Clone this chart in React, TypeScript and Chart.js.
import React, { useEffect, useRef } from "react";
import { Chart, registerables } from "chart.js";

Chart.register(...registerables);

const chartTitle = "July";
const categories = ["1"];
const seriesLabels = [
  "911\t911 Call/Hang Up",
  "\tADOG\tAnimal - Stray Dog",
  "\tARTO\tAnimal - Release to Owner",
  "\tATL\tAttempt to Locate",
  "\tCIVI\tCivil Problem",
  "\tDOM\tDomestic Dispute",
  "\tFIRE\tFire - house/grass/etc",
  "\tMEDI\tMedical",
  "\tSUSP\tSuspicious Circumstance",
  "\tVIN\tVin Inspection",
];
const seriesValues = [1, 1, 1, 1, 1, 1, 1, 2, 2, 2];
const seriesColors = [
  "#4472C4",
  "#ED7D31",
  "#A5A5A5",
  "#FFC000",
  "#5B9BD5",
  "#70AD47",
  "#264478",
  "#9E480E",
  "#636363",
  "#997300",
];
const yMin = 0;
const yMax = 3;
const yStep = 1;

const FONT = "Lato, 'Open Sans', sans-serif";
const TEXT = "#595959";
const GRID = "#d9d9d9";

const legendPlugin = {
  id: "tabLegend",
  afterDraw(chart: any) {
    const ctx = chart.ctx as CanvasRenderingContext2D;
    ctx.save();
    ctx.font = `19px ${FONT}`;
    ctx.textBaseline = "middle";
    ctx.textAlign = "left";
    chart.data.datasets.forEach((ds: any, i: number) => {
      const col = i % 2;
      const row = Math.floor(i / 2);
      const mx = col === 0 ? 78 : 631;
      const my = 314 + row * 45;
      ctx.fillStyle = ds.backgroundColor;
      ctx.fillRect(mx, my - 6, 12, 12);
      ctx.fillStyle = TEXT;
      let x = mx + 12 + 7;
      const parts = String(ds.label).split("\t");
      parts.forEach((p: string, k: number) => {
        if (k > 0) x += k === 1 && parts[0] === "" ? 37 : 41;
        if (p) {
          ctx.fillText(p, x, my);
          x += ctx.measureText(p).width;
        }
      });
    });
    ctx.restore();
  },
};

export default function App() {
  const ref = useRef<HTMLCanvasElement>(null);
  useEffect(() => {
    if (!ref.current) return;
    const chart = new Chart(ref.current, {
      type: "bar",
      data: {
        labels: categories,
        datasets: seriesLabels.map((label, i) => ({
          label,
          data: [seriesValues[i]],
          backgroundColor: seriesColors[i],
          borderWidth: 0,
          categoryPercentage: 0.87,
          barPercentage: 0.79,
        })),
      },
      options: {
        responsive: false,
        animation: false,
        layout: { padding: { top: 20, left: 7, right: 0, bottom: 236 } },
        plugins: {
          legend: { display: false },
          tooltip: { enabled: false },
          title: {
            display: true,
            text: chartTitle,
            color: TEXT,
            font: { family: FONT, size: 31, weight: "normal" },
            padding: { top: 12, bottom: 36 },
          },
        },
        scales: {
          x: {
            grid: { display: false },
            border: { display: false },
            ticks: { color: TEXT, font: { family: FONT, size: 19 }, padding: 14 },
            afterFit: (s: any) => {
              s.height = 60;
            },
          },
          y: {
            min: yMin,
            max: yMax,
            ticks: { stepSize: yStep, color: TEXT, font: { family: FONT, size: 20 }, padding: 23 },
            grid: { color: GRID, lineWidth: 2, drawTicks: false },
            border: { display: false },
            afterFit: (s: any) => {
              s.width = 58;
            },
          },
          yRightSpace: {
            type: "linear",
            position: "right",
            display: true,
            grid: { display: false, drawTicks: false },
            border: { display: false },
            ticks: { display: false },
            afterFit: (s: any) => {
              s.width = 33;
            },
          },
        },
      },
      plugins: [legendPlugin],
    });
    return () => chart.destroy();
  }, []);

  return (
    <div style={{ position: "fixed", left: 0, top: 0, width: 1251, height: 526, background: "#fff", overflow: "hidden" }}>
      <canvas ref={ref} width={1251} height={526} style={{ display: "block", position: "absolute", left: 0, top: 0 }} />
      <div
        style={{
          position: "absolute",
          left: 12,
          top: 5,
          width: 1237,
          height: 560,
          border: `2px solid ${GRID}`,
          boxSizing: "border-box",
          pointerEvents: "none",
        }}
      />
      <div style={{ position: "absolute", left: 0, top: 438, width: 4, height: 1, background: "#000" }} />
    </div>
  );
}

◆ **Exercise description**:
The whole listing above needs to be written out again exactly.

◆ **Exercise output**:
Clone this chart in React, TypeScript and Chart.js.
import React, { useEffect, useRef } from "react";
import { Chart, registerables } from "chart.js";

Chart.register(...registerables);

const chartTitle = "July";
const categories = ["1"];
const seriesLabels = [
  "911\t911 Call/Hang Up",
  "\tADOG\tAnimal - Stray Dog",
  "\tARTO\tAnimal - Release to Owner",
  "\tATL\tAttempt to Locate",
  "\tCIVI\tCivil Problem",
  "\tDOM\tDomestic Dispute",
  "\tFIRE\tFire - house/grass/etc",
  "\tMEDI\tMedical",
  "\tSUSP\tSuspicious Circumstance",
  "\tVIN\tVin Inspection",
];
const seriesValues = [1, 1, 1, 1, 1, 1, 1, 2, 2, 2];
const seriesColors = [
  "#4472C4",
  "#ED7D31",
  "#A5A5A5",
  "#FFC000",
  "#5B9BD5",
  "#70AD47",
  "#264478",
  "#9E480E",
  "#636363",
  "#997300",
];
const yMin = 0;
const yMax = 3;
const yStep = 1;

const FONT = "Lato, 'Open Sans', sans-serif";
const TEXT = "#595959";
const GRID = "#d9d9d9";

const legendPlugin = {
  id: "tabLegend",
  afterDraw(chart: any) {
    const ctx = chart.ctx as CanvasRenderingContext2D;
    ctx.save();
    ctx.font = `19px ${FONT}`;
    ctx.textBaseline = "middle";
    ctx.textAlign = "left";
    chart.data.datasets.forEach((ds: any, i: number) => {
      const col = i % 2;
      const row = Math.floor(i / 2);
      const mx = col === 0 ? 78 : 631;
      const my = 314 + row * 45;
      ctx.fillStyle = ds.backgroundColor;
      ctx.fillRect(mx, my - 6, 12, 12);
      ctx.fillStyle = TEXT;
      let x = mx + 12 + 7;
      const parts = String(ds.label).split("\t");
      parts.forEach((p: string, k: number) => {
        if (k > 0) x += k === 1 && parts[0] === "" ? 37 : 41;
        if (p) {
          ctx.fillText(p, x, my);
          x += ctx.measureText(p).width;
        }
      });
    });
    ctx.restore();
  },
};

export default function App() {
  const ref = useRef<HTMLCanvasElement>(null);
  useEffect(() => {
    if (!ref.current) return;
    const chart = new Chart(ref.current, {
      type: "bar",
      data: {
        labels: categories,
        datasets: seriesLabels.map((label, i) => ({
          label,
          data: [seriesValues[i]],
          backgroundColor: seriesColors[i],
          borderWidth: 0,
          categoryPercentage: 0.87,
          barPercentage: 0.79,
        })),
      },
      options: {
        responsive: false,
        animation: false,
        layout: { padding: { top: 20, left: 7, right: 0, bottom: 236 } },
        plugins: {
          legend: { display: false },
          tooltip: { enabled: false },
          title: {
            display: true,
            text: chartTitle,
            color: TEXT,
            font: { family: FONT, size: 31, weight: "normal" },
            padding: { top: 12, bottom: 36 },
          },
        },
        scales: {
          x: {
            grid: { display: false },
            border: { display: false },
            ticks: { color: TEXT, font: { family: FONT, size: 19 }, padding: 14 },
            afterFit: (s: any) => {
              s.height = 60;
            },
          },
          y: {
            min: yMin,
            max: yMax,
            ticks: { stepSize: yStep, color: TEXT, font: { family: FONT, size: 20 }, padding: 23 },
            grid: { color: GRID, lineWidth: 2, drawTicks: false },
            border: { display: false },
            afterFit: (s: any) => {
              s.width = 58;
            },
          },
          yRightSpace: {
            type: "linear",
            position: "right",
            display: true,
            grid: { display: false, drawTicks: false },
            border: { display: false },
            ticks: { display: false },
            afterFit: (s: any) => {
              s.width = 33;
            },
          },
        },
      },
      plugins: [legendPlugin],
    });
    return () => chart.destroy();
  }, []);

  return (
    <div style={{ position: "fixed", left: 0, top: 0, width: 1251, height: 526, background: "#fff", overflow: "hidden" }}>
      <canvas ref={ref} width={1251} height={526} style={{ display: "block", position: "absolute", left: 0, top: 0 }} />
      <div
        style={{
          position: "absolute",
          left: 12,
          top: 5,
          width: 1237,
          height: 560,
          border: `2px solid ${GRID}`,
          boxSizing: "border-box",
          pointerEvents: "none",
        }}
      />
      <div style={{ position: "absolute", left: 0, top: 438, width: 4, height: 1, background: "#000" }} />
    </div>
  );
}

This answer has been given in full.